• _What is expected_:
Gather up the lines that contain "seaborn".

BEGIN Given data

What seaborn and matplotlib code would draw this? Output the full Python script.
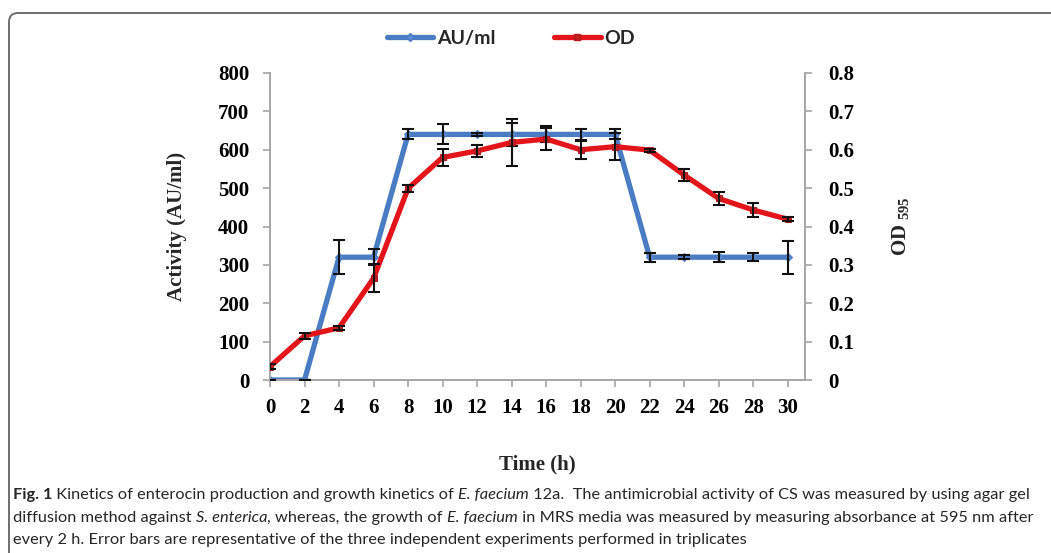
import matplotlib
matplotlib.use("Agg")
import matplotlib.pyplot as plt
from matplotlib.patches import FancyBboxPatch
from matplotlib.transforms import IdentityTransform
from matplotlib.lines import Line2D
import pandas as pd
import seaborn as sns

# ---- data -------------------------------------------------------------
time_h = [0, 2, 4, 6, 8, 10, 12, 14, 16, 18, 20, 22, 24, 26, 28, 30]
activity_au = [0, 0, 320, 320, 640, 640, 640, 640, 640, 640, 640, 320, 320, 320, 320, 320]
activity_err = [0, 0, 44, 21, 13, 26, 4, 31, 21, 14, 13, 12, 5, 13, 11, 43]
od_595 = [0.035, 0.115, 0.136, 0.265, 0.499, 0.580, 0.597, 0.619, 0.628, 0.600,
          0.608, 0.599, 0.534, 0.473, 0.443, 0.419]
od_err = [0.006, 0.008, 0.006, 0.036, 0.008, 0.022, 0.016, 0.062, 0.028, 0.023,
          0.035, 0.004, 0.015, 0.018, 0.018, 0.005]
x_ticks = list(range(0, 31, 2))
left_ticks = list(range(0, 801, 100))
right_ticks = [0, 0.1, 0.2, 0.3, 0.4, 0.5, 0.6, 0.7, 0.8]
right_tick_labels = ["0", "0.1", "0.2", "0.3", "0.4", "0.5", "0.6", "0.7", "0.8"]

df = pd.DataFrame({"time": time_h, "au": activity_au, "au_err": activity_err,
                   "od": od_595, "od_err": od_err})

# ---- style ------------------------------------------------------------
sns.set_style("ticks")
plt.rcParams["font.family"] = ["Liberation Serif", "DejaVu Serif"]
plt.rcParams["mathtext.fontset"] = "custom"
plt.rcParams["mathtext.rm"] = "Liberation Serif:bold"
plt.rcParams["mathtext.bf"] = "Liberation Serif:bold"

BLUE = "#4A7CC4"
RED = "#E3151B"
SPINE = "#A6A6A6"

fig = plt.figure(figsize=(10.51, 5.53), dpi=100)
fig.patch.set_facecolor("white")

W, H = 1051, 553
ax = fig.add_axes([270 / W, 1 - 380 / H, (805 - 270) / W, (380 - 73) / H])
ax2 = ax.twinx()

# ---- activity (left axis) --------------------------------------------
sns.lineplot(data=df, x="time", y="au", ax=ax, color=BLUE, linewidth=3.8,
             marker="D", markersize=4, markerfacecolor="#5B8BD0",
             markeredgecolor=BLUE, legend=False, zorder=2)
ax.errorbar(df["time"], df["au"], yerr=df["au_err"], fmt="none",
            ecolor="#111111", elinewidth=1.5, capsize=4, capthick=1.5, zorder=3)

# ---- optical density (right axis) ------------------------------------
sns.lineplot(data=df, x="time", y="od", ax=ax2, color=RED, linewidth=3.8,
             marker="s", markersize=5, markerfacecolor="#C81E22",
             markeredgecolor="#B01A1E", legend=False, zorder=2)
ax2.errorbar(df["time"], df["od"], yerr=df["od_err"], fmt="none",
             ecolor="#111111", elinewidth=1.5, capsize=4, capthick=1.5, zorder=3)

ax.set_xlim(0, 31)
ax.set_ylim(0, 800)
ax2.set_ylim(0, 0.8)
ax.set_xticks(x_ticks)
ax.set_xticklabels([str(t) for t in x_ticks])
ax.set_yticks(left_ticks)
ax.set_yticklabels([str(t) for t in left_ticks])
ax2.set_yticks(right_ticks)
ax2.set_yticklabels(right_tick_labels)

for a in (ax, ax2):
    a.spines["top"].set_visible(False)
    for s in ("left", "right", "bottom"):
        a.spines[s].set_color(SPINE)
        a.spines[s].set_linewidth(1.4)
    a.tick_params(axis="both", which="both", color=SPINE, width=1.2, length=5,
                  direction="out", labelsize=15, labelcolor="black")
    for lab in a.get_xticklabels() + a.get_yticklabels():
        lab.set_fontweight("bold")
ax.spines["right"].set_visible(False)
ax2.spines["left"].set_visible(False)
ax2.spines["bottom"].set_visible(False)
ax.tick_params(axis="y", pad=10)
ax.tick_params(axis="x", pad=8)
ax2.tick_params(axis="y", pad=12)

ax.set_xlabel("Time (h)", fontsize=15, fontweight="bold", labelpad=26)
ax.set_ylabel("Activity (AU/ml)", fontsize=15, fontweight="bold", labelpad=22)
ax2.set_ylabel(r"OD $_{595}$", fontsize=15, fontweight="bold", labelpad=26)

# ---- legend -----------------------------------------------------------
handles = [
    Line2D([], [], color=BLUE, linewidth=3.8, marker="D", markersize=4,
           markerfacecolor="#5B8BD0", markeredgecolor=BLUE),
    Line2D([], [], color=RED, linewidth=3.8, marker="s", markersize=5,
           markerfacecolor="#C81E22", markeredgecolor="#B01A1E"),
]
fig.legend(handles, ["AU/ml", "OD"], loc="center", bbox_to_anchor=(511 / W, 1 - 38 / H),
           ncol=2, frameon=False, handlelength=2.4, handletextpad=0.2,
           columnspacing=3.0, prop={"family": "Lato", "weight": "bold", "size": 14})

# ---- frame around the figure -----------------------------------------
frame = FancyBboxPatch((9, -30), 1120, H - 13 + 30,
                       boxstyle="round,pad=0,rounding_size=9",
                       transform=IdentityTransform(), facecolor="none",
                       edgecolor="#6E6E6E", linewidth=1.4)
fig.patches.append(frame)

# ---- caption ----------------------------------------------------------
caption_lines = [
    [("Fig. 1", "bold", "normal"),
     (" Kinetics of enterocin production and growth kinetics of ", "normal", "normal"),
     ("E. faecium", "normal", "italic"),
     (" 12a.  The antimicrobial activity of CS was measured by using agar gel", "normal", "normal")],
    [("diffusion method against ", "normal", "normal"),
     ("S. enterica", "normal", "italic"),
     (", whereas, the growth of ", "normal", "normal"),
     ("E. faecium", "normal", "italic"),
     (" in MRS media was measured by measuring absorbance at 595 nm after", "normal", "normal")],
    [("every 2 h. Error bars are representative of the three independent experiments performed in triplicates",
      "normal", "normal")],
]
caption_y = [495, 518, 540]
CAP_FONT = "Lato"
CAP_COLOR = "#262626"

renderer = fig.canvas.get_renderer()


def run_widths(runs, size):
    total = 0.0
    for txt, weight, style in runs:
        t = fig.text(0, 0, txt, fontsize=size, family=CAP_FONT, weight=weight,
                     style=style, transform=IdentityTransform())
        total += t.get_window_extent(renderer).width
        t.remove()
    return total


base = 10.0
cap_size = base * (1030 - 13) / run_widths(caption_lines[0], base)

for runs, ypix in zip(caption_lines, caption_y):
    x = 13.0
    for txt, weight, style in runs:
        t = fig.text(x, H - ypix, txt, fontsize=cap_size, family=CAP_FONT,
                     weight=weight, style=style, color=CAP_COLOR,
                     va="center", ha="left", transform=IdentityTransform())
        x += t.get_window_extent(renderer).width

fig.savefig("out.png", dpi=100, facecolor="white")
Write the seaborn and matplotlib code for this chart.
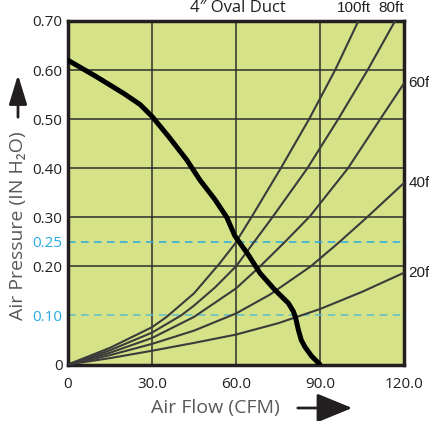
import pandas as pd
import matplotlib.pyplot as plt
import matplotlib.patches as mpatches
import seaborn as sns

# --- datos ---
flujo_fan = [0, 10, 20, 25.7, 30.1, 36, 42.4, 47.1, 52.5, 56.7, 59.6, 64.4,
             68.6, 73.9, 78.7, 80.5, 81.3, 82.3, 83.3, 84.6, 87, 90]
presion_fan = [0.62, 0.587, 0.552, 0.53, 0.505, 0.464, 0.417, 0.376, 0.336, 0.300,
               0.262, 0.2235, 0.186, 0.152, 0.125, 0.108, 0.095, 0.07, 0.05, 0.036,
               0.017, 0.0]

flujo_100 = [0, 15, 30, 35, 45, 54, 59.5, 65.5, 76, 86.1, 95.4, 103.7]
presion_100 = [0, 0.034, 0.076, 0.096, 0.145, 0.205, 0.245, 0.3, 0.4, 0.5, 0.6, 0.70]
flujo_80 = [0, 15, 30, 40.4, 45, 52.5, 60, 66.5, 73, 85.5, 96.5, 107, 116.8]
presion_80 = [0, 0.029, 0.065, 0.1, 0.12, 0.157, 0.2, 0.25, 0.3, 0.4, 0.5, 0.6, 0.70]
flujo_60 = [0, 15, 30, 45, 60, 68.6, 77.5, 86.4, 100, 111.5, 120]
presion_60 = [0, 0.024, 0.054, 0.097, 0.155, 0.2, 0.25, 0.302, 0.4, 0.5, 0.573]
flujo_40 = [0, 15, 30, 45, 60, 72, 86.7, 96.4, 106.4, 120]
presion_40 = [0, 0.019, 0.042, 0.069, 0.104, 0.142, 0.2, 0.247, 0.298, 0.37]
flujo_20 = [0, 15, 30, 45, 60, 75, 90, 105, 120]
presion_20 = [0, 0.013, 0.028, 0.044, 0.061, 0.084, 0.113, 0.148, 0.187]

nombres = ["100ft", "80ft", "60ft", "40ft", "20ft"]
curvas = [(flujo_100, presion_100), (flujo_80, presion_80), (flujo_60, presion_60),
          (flujo_40, presion_40), (flujo_20, presion_20)]

y_ticks = [0, 0.10, 0.20, 0.25, 0.30, 0.40, 0.50, 0.60, 0.70]
y_labels = ["0", "0.10", "0.20", "0.25", "0.30", "0.40", "0.50", "0.60", "0.70"]
x_ticks = [0, 30, 60, 90, 120]
x_labels = ["0", "30.0", "60.0", "90.0", "120.0"]

df = pd.concat([pd.DataFrame({"flujo": f, "presion": p, "curva": n})
                for n, (f, p) in zip(nombres, curvas)], ignore_index=True)
df_fan = pd.DataFrame({"flujo": flujo_fan, "presion": presion_fan})

# --- estilo ---
sns.set_theme(style="white")
plt.rcParams['font.family'] = ['Open Sans', 'DejaVu Sans']
azul = '#29abe2'
texto = '#231f20'

fig = plt.figure(figsize=(4.29, 4.21), dpi=100)
ax = fig.add_axes([68 / 429, 1 - 364.5 / 421, 336 / 429, 343.5 / 421])
ax.set_facecolor('#d5e287')

# grilla
for gx in [30, 60, 90]:
    ax.axvline(gx, color='#2e2e2e', lw=1.1, zorder=1)
for gy in [0.2, 0.3, 0.4, 0.5, 0.6]:
    ax.axhline(gy, color='#2e2e2e', lw=1.1, zorder=1)
ax.axhline(0.25, color=azul, lw=1.1, ls=(0, (5, 3.5)), zorder=1.5)
ax.axhline(0.10, color='#5cbfca', lw=1.1, ls=(0, (5, 3.5)), zorder=1.5)

# curvas del sistema
sns.lineplot(data=df, x="flujo", y="presion", units="curva", estimator=None,
             color='#3b3b3b', lw=1.5, sort=False, ax=ax, zorder=3)
# curva del ventilador
sns.lineplot(data=df_fan, x="flujo", y="presion", color='black', lw=3.6,
             sort=False, ax=ax, zorder=4)
for ln in ax.get_lines():
    ln.set_solid_joinstyle('round')

ax.set_xlim(0, 120)
ax.set_ylim(0, 0.70)
ax.set_xticks(x_ticks)
ax.set_xticklabels(x_labels)
ax.set_yticks(y_ticks)
ax.set_yticklabels(y_labels)
ax.tick_params(axis='both', length=0, labelsize=11, colors=texto)
ax.tick_params(axis='x', pad=9)
ax.tick_params(axis='y', pad=4)
for lbl in ax.get_yticklabels():
    if lbl.get_text() in ("0.10", "0.25"):
        lbl.set_color(azul)
for s in ax.spines.values():
    s.set_visible(True)
    s.set_color(texto)
    s.set_linewidth(2.5)
ax.set_xlabel("")
ax.set_ylabel("")

# etiquetas de las curvas
cond = ['Liberation Sans Narrow', 'Liberation Sans', 'DejaVu Sans']
for n, (f, p) in zip(nombres, curvas):
    if p[-1] >= 0.69:
        ax.annotate(n, (f[-1], 0.70), xytext=(-3, 4), textcoords='offset points',
                    ha='center', va='bottom', fontsize=11, family=cond,
                    color=texto, annotation_clip=False)
    else:
        ax.annotate(n, (120, p[-1]), xytext=(3, 0), textcoords='offset points',
                    ha='left', va='center', fontsize=11, family=cond,
                    color=texto, annotation_clip=False)

# títulos y ejes
fig.text(238 / 429, 1 - 8 / 421, "4\u2033 Oval Duct", ha='center', va='center',
         fontsize=12, color=texto)
fig.text(215 / 429, 1 - 408 / 421, "Air Flow (CFM)", ha='center', va='center',
         fontsize=14, color='#58595b')
fig.text(18 / 429, 1 - 226 / 421, "Air Pressure (IN H\u2082O)", ha='center',
         va='center', rotation=90, fontsize=14, color='#58595b')

# flechas
fig.patches.append(mpatches.FancyArrowPatch(
    (18, 421 - 120), (18, 421 - 72), transform=None,
    arrowstyle='-|>,head_length=18,head_width=5.5', mutation_scale=1,
    lw=2, color=texto))
fig.patches.append(mpatches.FancyArrowPatch(
    (295, 421 - 408), (355, 421 - 408), transform=None,
    arrowstyle='-|>,head_length=22,head_width=9', mutation_scale=1,
    lw=2, color=texto))

plt.savefig("out.png", dpi=100)
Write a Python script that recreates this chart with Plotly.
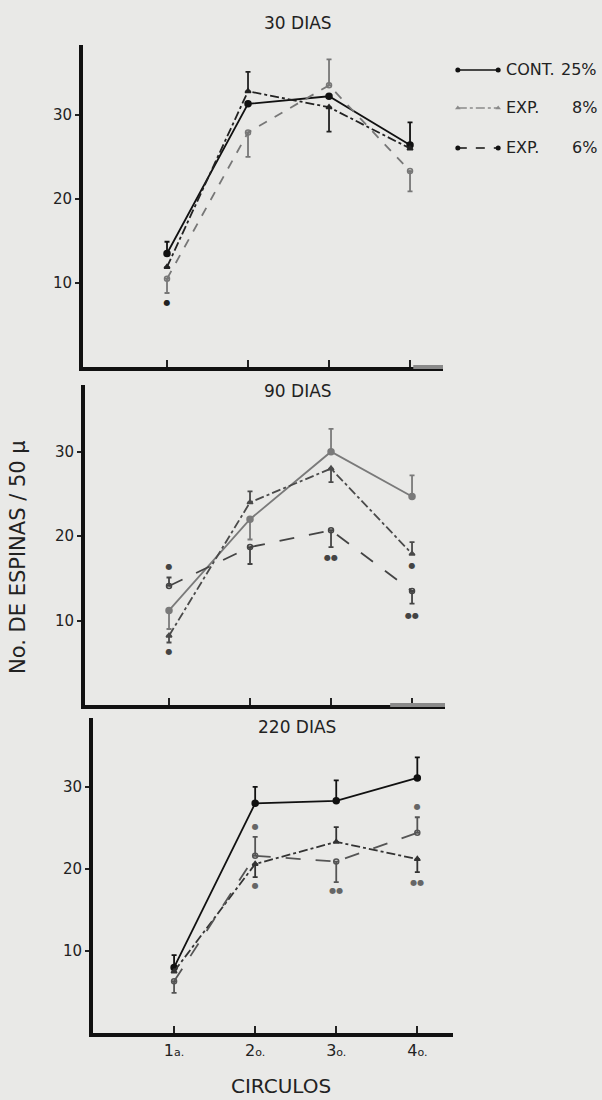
import plotly.graph_objects as go

W, H = 602, 1100
FONT = "DejaVu Sans"
BG = "#e9e9e7"

cats = [1, 2, 3, 4]
tick_labels = ["1<span style='font-size:11px'>a.</span>", "2<span style='font-size:11px'>o.</span>",
               "3<span style='font-size:11px'>o.</span>", "4<span style='font-size:11px'>o.</span>"]
series_names = ["CONT.", "EXP.", "EXP."]
series_pct = ["25%", "8%", "6%"]
panel_titles = ["30 DIAS", "90 DIAS", "220 DIAS"]

# --- 30 dias ---
d30_cont = [13.5, 31.3, 32.2, 26.4]
d30_cont_up = [1.4, 0, 0, 2.7]
d30_cont_dn = [0, 0, 0, 0]
d30_e8 = [11.9, 32.8, 30.9, 26.0]
d30_e8_up = [0, 2.3, 0, 0]
d30_e8_dn = [0, 0, 2.9, 0]
d30_e6 = [10.5, 27.9, 33.5, 23.3]
d30_e6_up = [0, 0, 3.1, 0]
d30_e6_dn = [1.7, 2.9, 0, 2.4]
sig30_x = [1]
sig30_y = [7.6]
sig30_t = ["●"]

# --- 90 dias ---
d90_cont = [11.2, 22.0, 30.0, 24.7]
d90_cont_up = [0, 0, 2.7, 2.5]
d90_cont_dn = [2.2, 2.4, 0, 0]
d90_e8 = [8.2, 24.0, 28.0, 17.9]
d90_e8_up = [0, 1.3, 0, 1.4]
d90_e8_dn = [0.8, 0, 1.6, 0]
d90_e6 = [14.1, 18.7, 20.7, 13.5]
d90_e6_up = [1.0, 0, 0, 0]
d90_e6_dn = [0, 2.0, 2.0, 1.5]
sig90_x = [1, 1, 3, 4, 4]
sig90_y = [16.4, 6.3, 17.4, 16.5, 10.5]
sig90_t = ["●", "●", "●●", "●", "●●"]

# --- 220 dias ---
d220_cont = [8.0, 28.0, 28.3, 31.1]
d220_cont_up = [1.5, 2.0, 2.5, 2.5]
d220_cont_dn = [0, 0, 0, 0]
d220_e8 = [7.5, 20.6, 23.3, 21.2]
d220_e8_up = [0, 0, 1.8, 0]
d220_e8_dn = [0, 1.6, 0, 1.6]
d220_e6 = [6.3, 21.6, 20.9, 24.4]
d220_e6_up = [0, 2.3, 0, 1.9]
d220_e6_dn = [1.4, 0, 2.5, 0]
sig220_x = [2, 2, 3, 4, 4]
sig220_y = [25.1, 17.9, 17.3, 27.6, 18.3]
sig220_t = ["●", "●", "●●", "●", "●●"]

panels = [
    dict(cont=(d30_cont, d30_cont_up, d30_cont_dn), e8=(d30_e8, d30_e8_up, d30_e8_dn),
         e6=(d30_e6, d30_e6_up, d30_e6_dn), sig=(sig30_x, sig30_y, sig30_t),
         colors=("#111111", "#222222", "#777777"), sigcol="#222222"),
    dict(cont=(d90_cont, d90_cont_up, d90_cont_dn), e8=(d90_e8, d90_e8_up, d90_e8_dn),
         e6=(d90_e6, d90_e6_up, d90_e6_dn), sig=(sig90_x, sig90_y, sig90_t),
         colors=("#7a7a7a", "#4a4a4a", "#444444"), sigcol="#444444"),
    dict(cont=(d220_cont, d220_cont_up, d220_cont_dn), e8=(d220_e8, d220_e8_up, d220_e8_dn),
         e6=(d220_e6, d220_e6_up, d220_e6_dn), sig=(sig220_x, sig220_y, sig220_t),
         colors=("#111111", "#333333", "#555555"), sigcol="#666666"),
]

geom = [
    dict(x0=83, x1=443, yt=45, yb=367, xr=[-0.037, 4.407], yr=[0, 38.3]),
    dict(x0=85, x1=445, yt=385, yb=705, xr=[-0.037, 4.407], yr=[0, 37.9]),
    dict(x0=93, x1=453, yt=718, yb=1033, xr=[0.0, 4.44], yr=[0, 38.4]),
]

fig = go.Figure()

styles = [
    ("cont", "solid", "circle", 6),
    ("e8", "dashdot", "triangle-up", 5),
    ("e6", "dash", "circle-open", 5),
]

for i, p in enumerate(panels):
    xa = "x" if i == 0 else f"x{i+1}"
    ya = "y" if i == 0 else f"y{i+1}"
    for k, (key, dash, sym, ms) in enumerate(styles):
        vals, up, dn = p[key]
        col = p["colors"][k]
        d = dash
        if i > 0 and key == "e6":
            d = "longdash"
        fig.add_trace(go.Scatter(
            x=cats, y=vals, xaxis=xa, yaxis=ya, mode="lines+markers",
            line=dict(color=col, width=1.8, dash=d),
            marker=dict(symbol=sym, size=ms, color=col, line=dict(color=col, width=1.5)),
            error_y=dict(type="data", symmetric=False, array=up, arrayminus=dn,
                         color=col, thickness=1.8, width=2.5),
            showlegend=False, hoverinfo="skip"))
    sx, sy, st = p["sig"]
    fig.add_trace(go.Scatter(
        x=sx, y=sy, xaxis=xa, yaxis=ya, mode="text", text=st,
        textfont=dict(size=8, color=p["sigcol"], family=FONT),
        showlegend=False, hoverinfo="skip"))

layout = dict(
    width=W, height=H, margin=dict(l=0, r=0, t=0, b=0),
    paper_bgcolor=BG, plot_bgcolor=BG, showlegend=False,
    font=dict(family=FONT, color="#222222"),
)

for i, g in enumerate(geom):
    xk = "xaxis" if i == 0 else f"xaxis{i+1}"
    yk = "yaxis" if i == 0 else f"yaxis{i+1}"
    ya = "y" if i == 0 else f"y{i+1}"
    xa = "x" if i == 0 else f"x{i+1}"
    layout[xk] = dict(
        domain=[g["x0"] / W, g["x1"] / W], range=g["xr"], anchor=ya,
        showline=True, linecolor="#111111", linewidth=4, showgrid=False, zeroline=False,
        ticks="inside", ticklen=7, tickwidth=2, tickcolor="#222222",
        tickvals=cats, ticktext=tick_labels, showticklabels=(i == 2),
        tickfont=dict(size=16, family=FONT, color="#222222"), fixedrange=True)
    layout[yk] = dict(
        domain=[1 - g["yb"] / H, 1 - g["yt"] / H], range=g["yr"], anchor=xa,
        showline=True, linecolor="#111111", linewidth=4, showgrid=False, zeroline=False,
        ticks="outside", ticklen=4, tickwidth=2, tickcolor="#222222",
        tickvals=[10, 20, 30], tickfont=dict(size=15, family=FONT, color="#222222"),
        fixedrange=True)

# legend samples drawn on their own small axis pair
layout["xaxis4"] = dict(domain=[455 / W, 501 / W], range=[-0.07, 1.07], anchor="y4",
                        visible=False, fixedrange=True)
layout["yaxis4"] = dict(domain=[1 - 165 / H, 1 - 55 / H], range=[-165, -55], anchor="x4",
                        visible=False, fixedrange=True)
leg_rows = [-70, -108, -148]
leg_styles = [("solid", "circle", "#111111"), ("dashdot", "triangle-up", "#8a8a8a"),
              ("dash", "circle", "#111111")]
for r, (d, sym, col) in zip(leg_rows, leg_styles):
    fig.add_trace(go.Scatter(x=[0, 1], y=[r, r], xaxis="x4", yaxis="y4", mode="lines+markers",
                             line=dict(color=col, width=1.5, dash=d),
                             marker=dict(symbol=sym, size=5, color=col),
                             showlegend=False, hoverinfo="skip"))

fig.update_layout(**layout)

ann = []
title_pos = [(298, 23), (298, 391), (297, 727)]
for t, (px, py) in zip(panel_titles, title_pos):
    ann.append(dict(text=t, x=px / W, y=1 - py / H, xref="paper", yref="paper",
                    xanchor="center", yanchor="middle", showarrow=False,
                    font=dict(size=17, family=FONT, color="#222222")))
for name, pct, r in zip(series_names, series_pct, [70, 108, 148]):
    ann.append(dict(text=name, x=504 / W, y=1 - r / H, xref="paper", yref="paper",
                    xanchor="left", yanchor="middle", showarrow=False,
                    font=dict(size=16, family=FONT, color="#222222")))
    ann.append(dict(text=pct, x=599 / W, y=1 - r / H, xref="paper", yref="paper",
                    xanchor="right", yanchor="middle", showarrow=False,
                    font=dict(size=16, family=FONT, color="#222222")))
ann.append(dict(text="No. DE ESPINAS / 50 µ", x=18 / W, y=1 - 557 / H, xref="paper", yref="paper",
                xanchor="center", yanchor="middle", textangle=-90, showarrow=False,
                font=dict(size=21, family=FONT, color="#222222")))
ann.append(dict(text="CIRCULOS", x=281 / W, y=1 - 1086 / H, xref="paper", yref="paper",
                xanchor="center", yanchor="middle", showarrow=False,
                font=dict(size=20, family=FONT, color="#222222")))

shapes = [
    dict(type="line", xref="x", yref="paper", x0=4.04, x1=4.407,
         y0=1 - 367 / H, y1=1 - 367 / H, line=dict(color="#8a8a8a", width=4)),
    dict(type="line", xref="x2", yref="paper", x0=3.73, x1=4.407,
         y0=1 - 705 / H, y1=1 - 705 / H, line=dict(color="#8a8a8a", width=4)),
]
fig.update_layout(annotations=ann, shapes=shapes)

fig.write_html("out.html")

END Given data

• _In response_:
What seaborn and matplotlib code would draw this? Output the full Python script.
import seaborn as sns
Write the seaborn and matplotlib code for this chart.
import seaborn as sns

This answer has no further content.